Congo applies COVID-19 genomic sequencing skills to other diseases

Congo applies COVID-19 genomic sequencing skills to other diseases

Brazzaville – Two years after the start of the pandemic, the Republic of Congo has begun to apply the genomic sequencing capacities developed in the fight against COVID-19 to other pathogens, including those responsible for malaria, tuberculosis or diarrhoeal diseases in young children.

“Thanks to genomic sequencing, the authorities are informed almost immediately of the circulation of variants of COVID-19 in the country,” explains Professor Francine Ntoumi, president of the Congolese Foundation for Medical Research (FCRM), based in the capital, Brazzaville. “Now we want to use these sequencing capabilities to monitor other pathologies.”

FCRM has already established a sequencing protocol to describe the genes in staphylococcus responsible for the bacteria's resistance to antibiotics, which will make it possible to better treat patients.
“We should have a sufficiently significant sampling by the end of the year,” enthuses Dr Armel Btachi Boyou, a researcher at FCRM and at the Albert Leyono municipal clinic, the centre specializing in the management of serious COVID-19 cases in Brazzaville. “We will then be able to adapt the treatments in order to circumvent this resistance.”

A similar approach will be applied to a battery of parasites responsible for widespread diseases in Congo.

"The development of genomic sequencing in the Congo has highlighted the importance of research, and of having molecular biology laboratories and trained personnel, to effectively fight against diseases,” underlines Professor Ntoumi.

The country now produces its own genomic sequences of the virus that causes COVID-19, circumventing the long, expensive process of sending the samples abroad.
“Best of all, we are now getting more accurate results corresponding to the exact situation in the country. We can thus describe the situation at home, without extrapolating from what is happening elsewhere,” adds Professor Ntoumi.

As the only organization with sequencing capabilities in the Republic of Congo, the FCRM quadrupled its daily sequencing capacity between 2020 and 2022, from 24 to 96 genomic sequences per day. A collaboration with the German Embassy enabled the Foundation to bring its equipment up to standard, to acquire reagents necessary for genomic sequencing and, to send two of its seven employees on a three-month training course in the University of Tübingen. Having trained personnel allowed for optimal use of the equipment on hand.
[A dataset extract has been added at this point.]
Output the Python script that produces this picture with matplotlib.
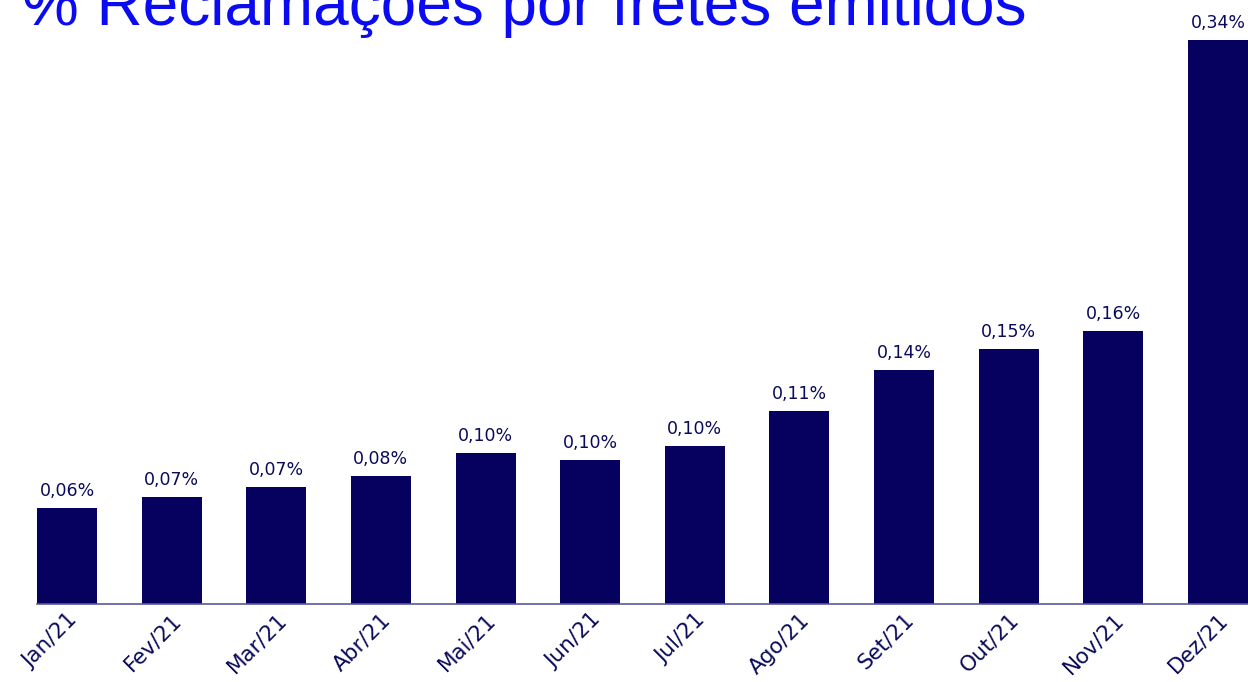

The FCRM is also implementing a project, supported by World Health Organization (WHO), to strengthen national capacities around clinical trials, with the aim of preparing the ground to introduce new treatments against COVID -19. In a similar vein, WHO supported Congo’s National Public Health Laboratory with training and equipment. Since May 2022, the institution has capacities to produce 50 sequences in two days.

"Strengthening genomic sequencing capacities contributes to the empowerment of the country, in terms of disease surveillance and patient care – and therefore to the fight against epidemics,” says Dr Lucien Manga, WHO Representative in Congo.
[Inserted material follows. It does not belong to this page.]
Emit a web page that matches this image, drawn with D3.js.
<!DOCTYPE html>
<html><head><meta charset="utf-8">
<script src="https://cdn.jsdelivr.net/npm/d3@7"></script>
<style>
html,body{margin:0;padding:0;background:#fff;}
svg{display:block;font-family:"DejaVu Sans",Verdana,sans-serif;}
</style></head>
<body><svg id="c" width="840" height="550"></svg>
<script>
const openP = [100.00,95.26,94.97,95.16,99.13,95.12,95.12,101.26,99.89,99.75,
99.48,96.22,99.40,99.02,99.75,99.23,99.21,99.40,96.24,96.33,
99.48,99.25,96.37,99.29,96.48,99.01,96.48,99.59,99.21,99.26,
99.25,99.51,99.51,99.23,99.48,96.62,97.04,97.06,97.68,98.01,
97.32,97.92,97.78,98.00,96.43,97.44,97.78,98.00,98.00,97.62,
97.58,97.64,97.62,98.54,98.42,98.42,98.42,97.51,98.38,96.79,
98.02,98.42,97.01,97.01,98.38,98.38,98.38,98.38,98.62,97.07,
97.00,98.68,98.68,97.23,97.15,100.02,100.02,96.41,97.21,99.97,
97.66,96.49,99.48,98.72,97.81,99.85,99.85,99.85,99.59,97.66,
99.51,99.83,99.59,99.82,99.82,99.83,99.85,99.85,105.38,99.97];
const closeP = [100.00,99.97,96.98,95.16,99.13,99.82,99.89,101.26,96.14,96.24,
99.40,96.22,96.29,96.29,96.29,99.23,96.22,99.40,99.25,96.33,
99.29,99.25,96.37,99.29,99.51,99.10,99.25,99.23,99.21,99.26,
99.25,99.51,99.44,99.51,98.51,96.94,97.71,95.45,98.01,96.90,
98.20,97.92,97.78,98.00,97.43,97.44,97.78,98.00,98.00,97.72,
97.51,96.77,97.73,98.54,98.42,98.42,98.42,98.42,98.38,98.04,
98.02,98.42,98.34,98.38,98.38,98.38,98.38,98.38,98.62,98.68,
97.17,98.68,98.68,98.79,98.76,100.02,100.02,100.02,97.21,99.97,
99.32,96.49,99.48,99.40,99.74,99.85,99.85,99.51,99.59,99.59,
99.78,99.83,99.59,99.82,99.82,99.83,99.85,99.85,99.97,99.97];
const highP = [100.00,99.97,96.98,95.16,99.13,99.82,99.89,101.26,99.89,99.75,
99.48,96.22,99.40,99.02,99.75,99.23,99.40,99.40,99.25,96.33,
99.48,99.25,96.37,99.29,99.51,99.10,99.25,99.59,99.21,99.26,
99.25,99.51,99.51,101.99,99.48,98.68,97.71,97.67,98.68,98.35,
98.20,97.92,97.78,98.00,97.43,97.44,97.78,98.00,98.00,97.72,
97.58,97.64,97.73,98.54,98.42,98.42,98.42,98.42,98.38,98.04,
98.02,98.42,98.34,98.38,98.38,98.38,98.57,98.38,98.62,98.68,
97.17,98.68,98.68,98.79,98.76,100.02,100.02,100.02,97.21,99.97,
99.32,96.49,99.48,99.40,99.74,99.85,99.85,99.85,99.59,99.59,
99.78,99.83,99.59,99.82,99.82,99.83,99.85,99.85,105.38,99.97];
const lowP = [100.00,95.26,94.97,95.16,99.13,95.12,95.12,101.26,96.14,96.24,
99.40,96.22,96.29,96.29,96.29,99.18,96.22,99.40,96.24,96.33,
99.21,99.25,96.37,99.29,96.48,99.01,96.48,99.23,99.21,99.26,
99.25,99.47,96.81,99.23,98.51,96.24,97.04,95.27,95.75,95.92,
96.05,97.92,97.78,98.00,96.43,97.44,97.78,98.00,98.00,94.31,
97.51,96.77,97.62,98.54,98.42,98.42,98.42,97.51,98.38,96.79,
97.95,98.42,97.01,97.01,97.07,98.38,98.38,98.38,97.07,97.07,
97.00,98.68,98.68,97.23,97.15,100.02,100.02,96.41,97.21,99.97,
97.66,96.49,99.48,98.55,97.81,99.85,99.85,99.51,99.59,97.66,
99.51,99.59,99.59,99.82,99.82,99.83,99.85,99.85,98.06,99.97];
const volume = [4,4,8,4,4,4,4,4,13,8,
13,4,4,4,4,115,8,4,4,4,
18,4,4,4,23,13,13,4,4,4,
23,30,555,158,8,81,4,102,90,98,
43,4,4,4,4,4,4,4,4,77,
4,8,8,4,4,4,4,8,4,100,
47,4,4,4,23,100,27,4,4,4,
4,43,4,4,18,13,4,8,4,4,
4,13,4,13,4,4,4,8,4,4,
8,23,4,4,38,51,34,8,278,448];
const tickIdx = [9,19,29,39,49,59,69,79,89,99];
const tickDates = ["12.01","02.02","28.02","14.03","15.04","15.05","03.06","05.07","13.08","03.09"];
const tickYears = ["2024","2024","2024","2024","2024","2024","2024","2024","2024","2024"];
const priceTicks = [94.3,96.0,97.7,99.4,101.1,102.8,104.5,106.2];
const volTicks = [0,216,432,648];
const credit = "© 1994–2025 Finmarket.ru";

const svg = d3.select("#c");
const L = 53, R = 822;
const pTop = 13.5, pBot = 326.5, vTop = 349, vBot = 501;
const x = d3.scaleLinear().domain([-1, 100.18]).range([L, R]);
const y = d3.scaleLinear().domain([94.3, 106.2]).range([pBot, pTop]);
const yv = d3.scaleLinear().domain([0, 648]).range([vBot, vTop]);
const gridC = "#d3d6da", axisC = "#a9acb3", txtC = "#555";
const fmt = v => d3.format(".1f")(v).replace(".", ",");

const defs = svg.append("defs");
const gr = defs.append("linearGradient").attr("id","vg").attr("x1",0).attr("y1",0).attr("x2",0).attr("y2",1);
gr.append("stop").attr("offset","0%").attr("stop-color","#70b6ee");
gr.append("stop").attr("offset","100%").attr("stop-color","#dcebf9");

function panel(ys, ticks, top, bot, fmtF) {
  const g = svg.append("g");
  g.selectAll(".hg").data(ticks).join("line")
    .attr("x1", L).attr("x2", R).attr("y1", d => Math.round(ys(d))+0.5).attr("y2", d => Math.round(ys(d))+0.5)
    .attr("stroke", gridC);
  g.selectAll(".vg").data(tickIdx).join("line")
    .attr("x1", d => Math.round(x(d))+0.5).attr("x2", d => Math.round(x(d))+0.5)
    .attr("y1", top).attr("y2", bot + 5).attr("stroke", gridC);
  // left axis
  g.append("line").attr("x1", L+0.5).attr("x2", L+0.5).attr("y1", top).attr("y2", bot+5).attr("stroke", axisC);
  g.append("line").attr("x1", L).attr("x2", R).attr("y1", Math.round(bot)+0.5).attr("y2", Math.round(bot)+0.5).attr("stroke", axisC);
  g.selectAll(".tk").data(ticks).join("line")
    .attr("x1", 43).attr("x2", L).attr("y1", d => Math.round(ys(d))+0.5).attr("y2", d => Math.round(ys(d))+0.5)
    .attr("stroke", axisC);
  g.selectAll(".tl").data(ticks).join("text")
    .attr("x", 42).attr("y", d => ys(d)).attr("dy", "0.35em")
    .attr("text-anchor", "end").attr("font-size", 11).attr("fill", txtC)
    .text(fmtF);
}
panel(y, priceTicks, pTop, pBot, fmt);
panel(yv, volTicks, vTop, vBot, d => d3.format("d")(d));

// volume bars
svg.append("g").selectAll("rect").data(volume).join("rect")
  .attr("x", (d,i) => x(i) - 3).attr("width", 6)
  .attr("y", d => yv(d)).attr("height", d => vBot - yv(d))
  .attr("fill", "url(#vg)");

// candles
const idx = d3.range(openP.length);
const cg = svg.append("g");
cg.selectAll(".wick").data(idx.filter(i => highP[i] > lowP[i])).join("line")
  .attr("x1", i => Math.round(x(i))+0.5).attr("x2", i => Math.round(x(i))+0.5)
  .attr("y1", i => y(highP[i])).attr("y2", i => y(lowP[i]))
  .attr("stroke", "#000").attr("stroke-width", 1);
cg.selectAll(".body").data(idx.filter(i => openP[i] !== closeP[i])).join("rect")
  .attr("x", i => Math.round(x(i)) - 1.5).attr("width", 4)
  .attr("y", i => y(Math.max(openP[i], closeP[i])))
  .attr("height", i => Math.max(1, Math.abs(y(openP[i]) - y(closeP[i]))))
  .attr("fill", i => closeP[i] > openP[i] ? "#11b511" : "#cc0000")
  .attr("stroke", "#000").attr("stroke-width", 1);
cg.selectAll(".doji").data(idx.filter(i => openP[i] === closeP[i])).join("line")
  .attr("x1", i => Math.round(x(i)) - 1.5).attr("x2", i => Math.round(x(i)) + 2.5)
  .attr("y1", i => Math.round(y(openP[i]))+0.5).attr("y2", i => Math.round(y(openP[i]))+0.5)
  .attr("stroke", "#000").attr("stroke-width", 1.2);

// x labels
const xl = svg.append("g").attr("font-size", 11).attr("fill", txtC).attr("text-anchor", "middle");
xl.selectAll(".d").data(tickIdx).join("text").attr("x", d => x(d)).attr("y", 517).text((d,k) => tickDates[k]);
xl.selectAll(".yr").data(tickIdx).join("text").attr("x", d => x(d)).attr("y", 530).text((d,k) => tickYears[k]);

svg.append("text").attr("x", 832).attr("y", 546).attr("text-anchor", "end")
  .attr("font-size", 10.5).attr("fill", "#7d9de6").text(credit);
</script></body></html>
During the first two years of the COVID-19 pandemic, the information provided by genomic sequencing helped policy makers to understand the circulation of variants in the country, to adapt response measures according to their contagiousness, and to anticipate waves of infections.

"By making it possible to know which variants are in circulation, sequencing allows for a precise response and for optimizing use of resources, which is essential for countries where those resources are limited,” confirms Dr Gilbert Ndziessi, technical coordinator of the National COVID-19 Response Committee. “When the Delta variant, which was more lethal than the others, was detected in Congo, we were able to direct our response activities towards hospitals for optimal patient care. With the Omicron variant, we focused on community outreach instead.”

The country's genomic sequencing capabilities are still in early stages of development. Reagents needed to sequence samples, for instance, may not always be available. Nonetheless, researchers are optimistic.

“It’s true that our sequencing capacities remain limited, but they are significant enough to know which variants are circulating and which are the majority in the country,” says Dr Boyou, who was among those trained in Germany. “It has allowed us to adapt the treatment of patients, as not all variants cause the same symptoms or have the same virulence.”